Fabrication of effective desulfurization species active sites in the CeY zeolites and the adsorption desulfurization mechanisms

Abstract

A series of CeY zeolites with different cerium loadings and calcined at different temperatures were prepared and used as the adsorbent for the desulfurization of thiophene containing model oil. The CeY zeolites were characterized by XRD, N2 sorption, FT-IR spectroscopy and GC-SCD and GC-MSD techniques. The effects of aromatics and olefins on the adsorption desulfurization performance were investigated and the active species and reaction mechanism for the adsorption desulfurization on CeY zeolites were probed.

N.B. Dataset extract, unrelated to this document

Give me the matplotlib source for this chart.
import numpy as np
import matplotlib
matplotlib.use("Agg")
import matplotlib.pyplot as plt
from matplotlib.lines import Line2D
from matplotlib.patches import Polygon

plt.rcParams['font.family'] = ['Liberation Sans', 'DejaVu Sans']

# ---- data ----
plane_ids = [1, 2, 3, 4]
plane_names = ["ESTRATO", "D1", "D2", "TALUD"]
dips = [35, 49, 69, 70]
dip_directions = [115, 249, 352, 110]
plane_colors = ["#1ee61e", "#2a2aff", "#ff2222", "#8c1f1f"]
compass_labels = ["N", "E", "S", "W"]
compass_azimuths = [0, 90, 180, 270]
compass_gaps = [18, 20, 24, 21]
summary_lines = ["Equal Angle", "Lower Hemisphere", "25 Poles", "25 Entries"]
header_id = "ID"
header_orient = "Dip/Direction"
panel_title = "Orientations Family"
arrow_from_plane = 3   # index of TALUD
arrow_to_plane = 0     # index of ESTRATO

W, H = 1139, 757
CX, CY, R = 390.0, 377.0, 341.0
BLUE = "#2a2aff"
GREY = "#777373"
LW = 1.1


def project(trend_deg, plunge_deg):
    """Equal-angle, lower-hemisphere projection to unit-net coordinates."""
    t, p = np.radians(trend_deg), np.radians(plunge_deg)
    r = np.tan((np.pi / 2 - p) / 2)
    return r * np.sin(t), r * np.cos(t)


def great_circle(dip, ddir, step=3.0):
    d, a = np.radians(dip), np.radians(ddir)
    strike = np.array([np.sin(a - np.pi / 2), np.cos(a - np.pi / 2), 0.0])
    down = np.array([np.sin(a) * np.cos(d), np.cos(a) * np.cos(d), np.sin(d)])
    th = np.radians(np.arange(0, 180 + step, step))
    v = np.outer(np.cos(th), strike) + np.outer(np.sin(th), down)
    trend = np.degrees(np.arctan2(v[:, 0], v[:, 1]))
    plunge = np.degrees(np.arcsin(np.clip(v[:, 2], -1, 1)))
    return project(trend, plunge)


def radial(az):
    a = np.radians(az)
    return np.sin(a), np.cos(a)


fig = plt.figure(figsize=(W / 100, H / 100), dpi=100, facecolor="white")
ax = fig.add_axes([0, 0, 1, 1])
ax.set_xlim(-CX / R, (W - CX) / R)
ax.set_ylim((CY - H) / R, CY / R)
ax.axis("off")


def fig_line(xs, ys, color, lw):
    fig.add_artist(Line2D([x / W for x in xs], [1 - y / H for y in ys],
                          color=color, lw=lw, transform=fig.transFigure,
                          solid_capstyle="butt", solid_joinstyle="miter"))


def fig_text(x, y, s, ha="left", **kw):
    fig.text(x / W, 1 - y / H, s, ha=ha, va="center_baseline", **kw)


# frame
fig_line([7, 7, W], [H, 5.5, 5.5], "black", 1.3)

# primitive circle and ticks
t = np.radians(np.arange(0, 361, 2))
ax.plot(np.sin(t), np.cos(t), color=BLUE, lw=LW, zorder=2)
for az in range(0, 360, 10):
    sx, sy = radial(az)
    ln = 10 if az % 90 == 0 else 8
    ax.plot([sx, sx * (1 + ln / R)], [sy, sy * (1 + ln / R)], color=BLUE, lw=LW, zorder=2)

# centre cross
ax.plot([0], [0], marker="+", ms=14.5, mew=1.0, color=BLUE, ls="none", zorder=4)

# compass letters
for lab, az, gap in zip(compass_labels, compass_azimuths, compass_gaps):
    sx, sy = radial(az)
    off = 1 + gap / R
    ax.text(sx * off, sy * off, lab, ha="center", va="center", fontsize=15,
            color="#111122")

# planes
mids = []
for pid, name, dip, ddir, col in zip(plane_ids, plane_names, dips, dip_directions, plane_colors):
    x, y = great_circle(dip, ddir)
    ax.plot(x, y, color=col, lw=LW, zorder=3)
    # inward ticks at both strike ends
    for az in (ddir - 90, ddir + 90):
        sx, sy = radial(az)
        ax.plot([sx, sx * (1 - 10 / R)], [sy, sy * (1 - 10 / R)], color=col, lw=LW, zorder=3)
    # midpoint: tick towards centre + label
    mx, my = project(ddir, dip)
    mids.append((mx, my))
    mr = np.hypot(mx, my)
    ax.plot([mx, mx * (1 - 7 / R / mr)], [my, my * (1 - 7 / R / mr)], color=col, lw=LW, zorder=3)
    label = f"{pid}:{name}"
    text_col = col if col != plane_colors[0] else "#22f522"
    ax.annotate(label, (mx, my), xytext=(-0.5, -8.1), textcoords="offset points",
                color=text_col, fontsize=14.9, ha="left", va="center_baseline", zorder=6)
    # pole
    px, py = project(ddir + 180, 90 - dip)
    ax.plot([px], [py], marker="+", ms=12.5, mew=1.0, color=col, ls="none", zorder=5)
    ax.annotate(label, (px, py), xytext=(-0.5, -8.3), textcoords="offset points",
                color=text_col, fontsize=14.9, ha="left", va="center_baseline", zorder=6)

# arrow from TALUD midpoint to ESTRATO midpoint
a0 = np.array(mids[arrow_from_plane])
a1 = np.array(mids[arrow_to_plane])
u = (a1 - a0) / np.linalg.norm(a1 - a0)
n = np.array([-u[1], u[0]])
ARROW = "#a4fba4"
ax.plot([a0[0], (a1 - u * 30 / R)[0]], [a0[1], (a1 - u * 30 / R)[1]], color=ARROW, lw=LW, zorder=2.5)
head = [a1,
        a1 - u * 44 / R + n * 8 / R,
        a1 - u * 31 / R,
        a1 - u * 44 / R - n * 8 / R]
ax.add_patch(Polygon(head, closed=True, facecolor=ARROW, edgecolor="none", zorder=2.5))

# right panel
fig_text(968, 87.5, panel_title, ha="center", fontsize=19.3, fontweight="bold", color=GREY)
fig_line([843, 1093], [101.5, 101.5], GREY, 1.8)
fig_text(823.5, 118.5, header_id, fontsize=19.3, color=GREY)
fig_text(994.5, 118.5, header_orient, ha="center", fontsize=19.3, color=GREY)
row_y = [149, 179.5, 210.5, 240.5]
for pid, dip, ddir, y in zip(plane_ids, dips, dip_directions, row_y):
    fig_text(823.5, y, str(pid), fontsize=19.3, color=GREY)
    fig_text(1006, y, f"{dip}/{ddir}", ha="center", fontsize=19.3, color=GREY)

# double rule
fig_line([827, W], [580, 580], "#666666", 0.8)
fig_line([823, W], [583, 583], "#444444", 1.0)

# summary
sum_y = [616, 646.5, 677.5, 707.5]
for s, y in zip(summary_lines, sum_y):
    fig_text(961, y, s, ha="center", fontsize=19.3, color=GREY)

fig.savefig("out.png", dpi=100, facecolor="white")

The results indicate that the CeY zeolite calcined at 150°C is provided with a large number of Brönsted acid sites and hydroxylated cerium species in the supercages, which can synergistically promote the thiophene oligomerization and then enhance the sulfur breakthrough adsorption capacity (18.45 mg(S)/g). However, a further increase in the calcination temperature and cerium loading may greatly reduce the number of active sites for the adsorption desulfurization and suppress the thiophene oligomerization reaction, leading to a significant decrease in the sulfur breakthrough adsorption capacity (4.03 mg(S)/g). For the thiophene model oils containing low concentration of 1-hexene (< 1.0%) or benzene (< 0.1%), the CeY-12.3-150 zeolite (with a cerium loading of 12.3% and calcined at 150°C) also exhibits a relatively high sulfur breakthrough adsorption capacity. However, a further increase in the content of 1-hexene or benzene in the feed may lead to a sharp decrease in the sulfur breakthrough adsorption capacity, due to the alkylation of thiophene and the adsorption mode of “S–H” bonding.